Anstelle pauschaler Wundergläubigkeit oder gar Wundersucht herrschte im ntl. Zeitalter eine Mischung aus Wunderglauben und Skepsis.1 Der Glaube an Wundertaten der olympischen Götter ist Gegenstand gr. Mythendichtung.2 Als Mythen haben sie unhistorischen Charakter. Pausanias (Desc Graec 8,8,3) deutet sie symbolisch. – Ein mythisches Seenotrettungswunder dient als Beispiel:

„Damals, als das Meer heranbrauste und sich von allen Seiten auftürmte, und nichts mehr zu sehen war als das drohende Verhängnis, und schon fast der Untergang besiegelt schien: da hast Du Deine Hand dagegen erhoben, hast den verhüllten Himmel aufgehellt und hast uns das Land schauen lassen und Landung ermöglicht, so wider alles Erwarten, daß wir selbst es nicht glauben wollten, als wir auf festen Boden traten.“3

Antike Geschichtsschreiber sehen die Götter am Anfang der Weltordnung und unterscheiden zwischen unmöglichen, zu bezweifelnden Wundertaten (gr. adýnata, Totenerweckungen, Naturwunder) und möglichen, wenn auch überraschenden Wundertaten (gr. parádoxa, Heilungen u.ä.). Dieser Einschätzung folgt der jüdische Geschichtsschreiber Flavius Josephus: Parádoxa des AT ordnet er göttlicher Vorsehung zu, die Glaubwürdigkeit von adýnata lässt er offen.

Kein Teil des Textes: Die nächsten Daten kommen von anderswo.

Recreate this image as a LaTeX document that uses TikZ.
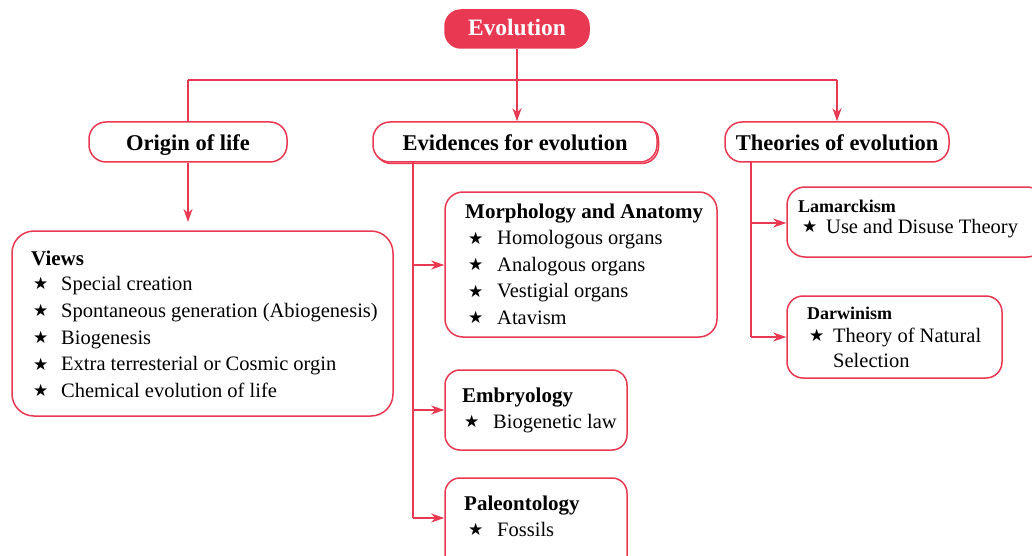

Die Philosophie übt am Götter- und Wunderglauben Grundsatzkritik.4 Götter seien weltabgewandte Figuren oder abstrakte Prinzipien. Die Peripatetiker und Plinius der Jüngere (ca. 61–114 n. Chr.) deuten Wunder rational, für Lukrez (ca. 99–55 v. Chr.) und Plutarch (ca. 45–125 n. Chr.) sind sie unglaubwürdige adýnata. Lukian von Samosata (120–vor 180 n. Chr.) deutet Wundertexte allegorisch. Rational-kritisch äußert sich Philostrat (ca. 164–244 n. Chr.): Mythische Wunderberichte seien Ammenmärchen.5 Der Mittelplatoniker Kelsos (2. Jh. n. Chr.) übt massive Polemik gegen biblische Wundertexte.6 Für ihn ist Jesus ein trickreicher Magier und die Christen sind ungebildete Naivlinge.

„Was über Heilungen oder eine Auferstehung aufgeschrieben wurde, oder über wenige Brote, die viele ernährt haben, von denen viele Reste übrig geblieben sind, oder all dies, was die Jünger phantasierend erzählt haben: Wohlan, wir wollen glauben, dass du all dies gewirkt hast. Sie sind aber mit den Werken der Zauberer gleichzusetzen, die noch wunderbarere Dinge versprechen, und mit dem, was die Schüler der Ägypter vollbringen, wenn sie mitten auf den Märkten für wenig Geld ihr ehrwürdiges Wissen abgeben: Sie treiben die Dämonen von den Menschen aus, blasen Krankheiten weg, rufen die Seelen der Heroen auf, zeigen kostbare Mahlzeiten und Tische und Näschereien und Leckerbissen, die es gar nicht gibt; sie setzen Dinge in Bewegung, als wären sie Lebewesen, die aber wirklich keine Lebewesen sind, sondern nur in der Einbildung als solche erscheinen. Da jene Leute solche Dinge tun können, müssen wir sie dann für Söhne Gottes halten? Oder müssen wir sagen, dass dies die Betätigungen von schlechten und von einem bösen Geist besessenen Menschen sind?“7

In der Volksfrömmigkeit bleibt Götter- und Wunderglaube fest verankert; das erklärt die teils massive Polemik gegen Wunder(-glauben). Selbst manche Gebildete glauben an Wunder; darüber macht sich der Satiriker Lukian lustig.8

2.1.4 Nebeneinander von Mythos und ratio

Mythisches Denken gilt heutzutage als überholt und rational denkenden Menschen unzumutbar. Doch, wie antike Texte zeigen, bestanden Mythos und ratio immer schon nebeneinander. Auch sind mythische Erklärungsmuster längst nicht passé. Das provoziert ein Nachdenken über verschiedene Weltsichten (→ 3.6.2d).